Copy exactly, and only, the lines below from the first through the one containing "(0,0) rectangle (500,677);", both included; pictures are omitted.

========

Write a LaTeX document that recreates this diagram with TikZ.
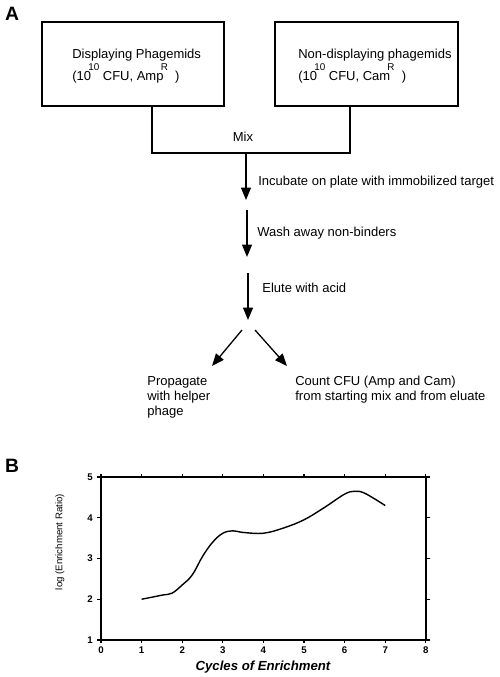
\documentclass[tikz,border=0pt]{standalone}
\usepackage{fontspec}
\setmainfont{Liberation Sans}
\usetikzlibrary{arrows.meta, positioning}

\newcommand\hisup[1]{\kern-1.6pt\raisebox{5.6pt}{\fontsize{5.6}{6}\selectfont #1}}

\begin{document}
\begin{tikzpicture}[
    x=0.02cm, y=-0.02cm,
    font=\fontsize{7.4}{8.6}\selectfont,
    box/.style={draw, line width=0.7pt, minimum width=3.64cm, minimum height=1.68cm},
    txt/.style={anchor=west, align=left, inner sep=0pt},
    stepline/.style={-{Triangle[length=7pt, width=5.6pt]}, line width=0.75pt},
    panel/.style={font=\fontsize{11}{12}\selectfont\bfseries, inner sep=0pt},
    ticklbl/.style={font=\fontsize{5.5}{6}\selectfont\bfseries, inner sep=0pt}
]
    \useasboundingbox (0,0) rectangle (500,677);

    % panel A: selection scheme
    \node[panel] (labA) at (12,14) {A};
    \node[box] (disp) at (133,64) {};
    \node[box, minimum width=3.66cm] (nondisp) at (366.5,64) {};
    \node[txt, anchor=base west] (disptitle) at (72,58.5) {Displaying Phagemids};
    \node[txt, anchor=base west] (dispcfu) at (72,80) {(10\hisup{10} CFU, Amp\hisup{R}\ \ )};
    \node[txt, anchor=base west] (nontitle) at (298,58.5) {Non-displaying phagemids};
    \node[txt, anchor=base west] (noncfu) at (298,80) {(10\hisup{10} CFU, Cam\hisup{R}\ \ )};

    \coordinate (mixL) at (152,153);
    \coordinate (mixR) at (350,153);
    \draw[line width=0.7pt] (disp.south -| mixL) -- (mixL) -- (mixR) -- (nondisp.south -| mixR);
    \node (mix) at (243,137) {Mix};

    \coordinate (p0) at (246,153);
    \coordinate (p1) at (246,200);
    \coordinate (q0) at (247,210);
    \coordinate (q1) at (247,257);
    \coordinate (r0) at (248,273);
    \coordinate (r1) at (248,320);
    \draw[stepline] (p0) -- (p1);
    \draw[stepline] (q0) -- (q1);
    \draw[stepline] (r0) -- (r1);
    \node[txt] (incubate) at (258,182) {Incubate on plate with immobilized target};
    \node[txt] (wash) at (257,233) {Wash away non-binders};
    \node[txt] (elute) at (262,288) {Elute with acid};

    \coordinate (sL) at (242,330);
    \coordinate (sR) at (255,330);
    \node[txt, anchor=north west] (propagate) at (147,376) {Propagate\\with helper\\phage};
    \node[txt, anchor=north west] (count) at (295,376) {Count CFU (Amp and Cam)\\from starting mix and from eluate};
    \draw[stepline] (sL) -- (212,366) coordinate (tL);
    \draw[stepline] (sR) -- (287,366) coordinate (tR);

    % panel B: enrichment curve
    \node[panel] (labB) at (12,466) {B};
    \coordinate (org) at (101,640);
    \coordinate (corner) at (426,477);
    \draw[line width=0.75pt] (org) rectangle (corner);
    \foreach \c in {0,...,8} {
        \pgfmathsetmacro\xx{101+40.6*\c}
        \draw[line width=0.6pt] (\xx,640) -- (\xx,643);
        \draw[line width=0.6pt] (\xx,477) -- (\xx,474);
        \node[ticklbl] (xt\c) at (\xx,650) {\c};
    }
    \foreach \v in {1,...,5} {
        \pgfmathsetmacro\yy{640-40.75*(\v-1)}
        \draw[line width=0.6pt] (101,\yy) -- (97,\yy);
        \draw[line width=0.6pt] (426,\yy) -- (430,\yy);
        \node[ticklbl] (yt\v) at (90,\yy) {\v};
    }
    \node[rotate=90, font=\fontsize{5.5}{6}\selectfont] (ylab) at (60,542) {log (Enrichment Ratio)};
    \node[font=\fontsize{7.5}{8}\selectfont\bfseries\itshape] (xlab) at (263,667) {Cycles of Enrichment};

    \begin{scope}[shift={(101,640)}, xscale=40.6, yscale=-40.75]
        \draw[line width=0.8pt] plot[smooth, tension=0.6] coordinates {
            (1,1.0) (1.5,1.1) (1.75,1.15) (2,1.35) (2.25,1.6) (2.5,2.05) (2.75,2.4)
            (3,2.62) (3.25,2.68) (3.5,2.64) (4,2.62) (4.5,2.75) (5,2.95) (5.5,3.25)
            (6,3.58) (6.25,3.65) (6.5,3.6) (7,3.3)};
    \end{scope}
\end{tikzpicture}
\end{document}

========

*WRITTEN RESPONSE*.
Write a LaTeX document that recreates this diagram with TikZ.
\documentclass[tikz,border=0pt]{standalone}
\usepackage{fontspec}
\setmainfont{Liberation Sans}
\usetikzlibrary{arrows.meta, positioning}

\newcommand\hisup[1]{\kern-1.6pt\raisebox{5.6pt}{\fontsize{5.6}{6}\selectfont #1}}

\begin{document}
\begin{tikzpicture}[
    x=0.02cm, y=-0.02cm,
    font=\fontsize{7.4}{8.6}\selectfont,
    box/.style={draw, line width=0.7pt, minimum width=3.64cm, minimum height=1.68cm},
    txt/.style={anchor=west, align=left, inner sep=0pt},
    stepline/.style={-{Triangle[length=7pt, width=5.6pt]}, line width=0.75pt},
    panel/.style={font=\fontsize{11}{12}\selectfont\bfseries, inner sep=0pt},
    ticklbl/.style={font=\fontsize{5.5}{6}\selectfont\bfseries, inner sep=0pt}
]
    \useasboundingbox (0,0) rectangle (500,677);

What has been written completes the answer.